00100000 ——— 80000000 RAM //crash address around 0x7d0d6000
80000000 ———-fc000000 2 GB hole
Error “DMA PTE write faults at address 0x7d0d6000” and this only happens when we have GPU passthrough assigned.
Xen’s implements POD which is similar to demand paging of bare metal OS. When using POD, Xen maintain a separate pool of memory called POD cache where Xen allocates the actual mfns. Xen then creates a guest’s p2m table, but in this table instead of mfns corresponding to the the gpfns we have POD entry initialized to INVALID mfn with type as POD entry.
How POD Works: When guest boots, whenever it touches gpfn backed by a POD entry, it will trap into Xen. When Xen sees a type as POD_entry in the VM_EXIT reason, it will take an mfn from the POD pool and put it in the p2m table for that gpfn.
Coming back to debugging: I instrumented POD driver and found that guest addresses (gpfns) that were being touched/accessed by guest never got closer to my faulting address . Infact my faulting addresses, 0x7d0d6000, or any other address in nearby range was never touched or freed.

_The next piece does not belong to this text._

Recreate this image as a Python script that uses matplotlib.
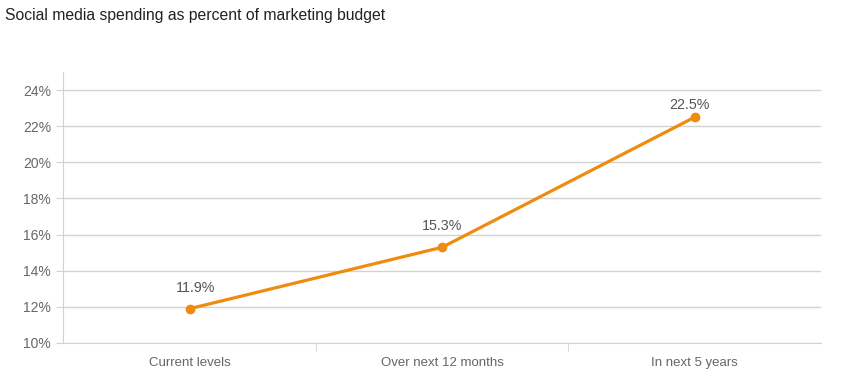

So, it means that mapping for this address was never created because we are using POD and mapping will only be created once the gpfn is accessed.
Further to understand the exact reason for the crash, I want to discuss about the IOMMU mapping as well. IOMMU has its own hardware page table that provide mappings for virtual addresses to mfns, CPU has its EPT hardware page table and there is p2m table maintained by Xen. All these three tables are synchronous and this has to be ensured by Xen. Xen updates all the tables simultaneously. On Broadwell,
In this case when when a GPU, assigned to guest via passthrough, or any other PCI device request a memory regions via gpfn, the request is passed to IOMMU that tries to find the mapping for the gpfn. But the mapping doesn’t exist. Mapping will only be created if the the gpfn access is routed through CPU via guest and then its trapped in XEN. If the gpfn access is via IOMMU and that gpfn access has not been accessed earlier via CPU, then that address is bound to fault.
Important points to consider.
HVM guest :
In the above explanation I have mentioned that Xen maintain a p2m table, but in actual implementation it basically touches EPT table and stores an invalid MFN for the gpfn in the EPT table and uses the spare bit of entry to save the POD_ENTRY type information. There is no separate p2m table.
ON Haswell EPT table and IOMMU page tables are not shared. So XEN maintains both the tables and ensure that they are in sync.
On Broadwell EPT table and IOMMU page tables are shared and again managed and maintained by XEN.
EPT and IOMMU page tables are level 1 page table.
We don’t have EPT tables but Xen maintains its own p2m table. Also we can IOMMU page tables but Xen ensures that they are in sync with the p2m table.
Disclaimer: The views are information shared in this article is based on my personal understanding only.